Ces émotions qui nous gouvernent
Publié dans le magazine Books n° 25, septembre 2011.
Un siècle avant Freud, des auteurs comme David Hume et Adam Smith l’avaient déjà vu : le fonctionnement de l’esprit humain repose sur des mécanismes pour l’essentiel inconscients. En soulignant le rôle majeur joué par les passions et les affects dans nos prises de décision, ils retiraient à la conscience et à la raison les privilèges que leur avait accordés Descartes. Pour David Brooks, la psychologie moderne leur a clairement donné raison…
Un siècle avant Freud, des auteurs comme David Hume et Adam Smith l’avaient déjà vu : le fonctionnement de l’esprit humain repose sur des mécanismes pour l’essentiel inconscients. En soulignant le rôle majeur joué par les passions et les affects dans nos prises de décision, ils retiraient à la conscience et à la raison les privilèges que leur avait accordés Descartes. Pour David Brooks, la psychologie moderne leur a clairement donné raison.
Dans The Social Animal, ce chroniqueur vedette du New York Times, féru de sciences cognitives et de biologie de l’évolution, passe en revue nombre de travaux récents montrant que « nos émotions, nos perceptions et nos intuitions ont beaucoup plus d’impact sur la construction de nos vies que la raison et la volonté », résume le philosophe Thomas Nagel dans le New York Times. Brooks en tire des leçons inattendues, notamment dans le domaine politique. Il serait ainsi inutile d’en appeler à la raison des citoyens, comme on le fait, par exemple, dans la lutte contre le tabagisme ou l’insécurité routière. « Les incitations et les arguments rationnels, explique Nagel, ne peuvent affecter l’origine profonde de nos erreurs ; seules en sont capables les injonctions sociales omniprésentes qui influent sur les mécanismes inconscients de l’esprit. »
Paresse morale
Mais que faire, sinon recourir à la conscience, quand ces mêmes mécanismes nous entraînent dans la mauvaise direction ? Des études ont établi, par exemple, que nous éprouvons davantage de sympathie pour les individus qui nous ressemblent, notamment par leur couleur de peau, que pour les autres. Faut-il, au prétexte que nos émotions auront toujours le dernier mot, s’abstenir d’opposer le moindre argument à cette forme innée de racisme ? Pour Nagel, « il y a de la paresse morale et intellectuelle dans la manière dont Brooks dévalue la réflexion consciente, notre seul recours lorsque nos émotions, ou les normes dont nous avons hérité, nous donnent des instructions infondées ».
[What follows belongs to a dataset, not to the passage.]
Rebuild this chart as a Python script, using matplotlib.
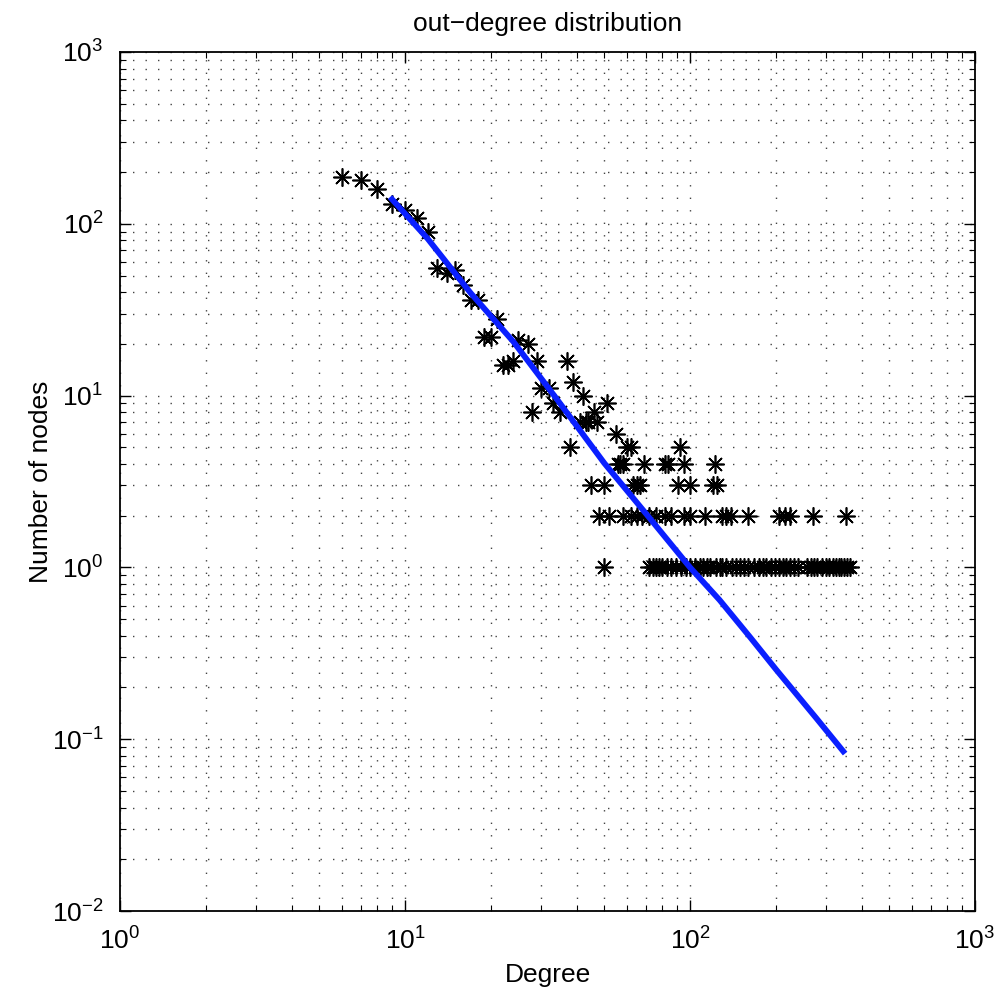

Un autre défaut de l’ouvrage tient à sa forme. Pour rendre son livre plus vivant, Brooks a choisi de lui donner la forme d’un roman. On suit donc l’évolution de deux personnages, Harold et Erica, chaque étape de leur vie étant le prétexte d’une exploration de la littérature scientifique récente. Le procédé remporte l’adhésion massive du public américain, mais peine à convaincre la critique.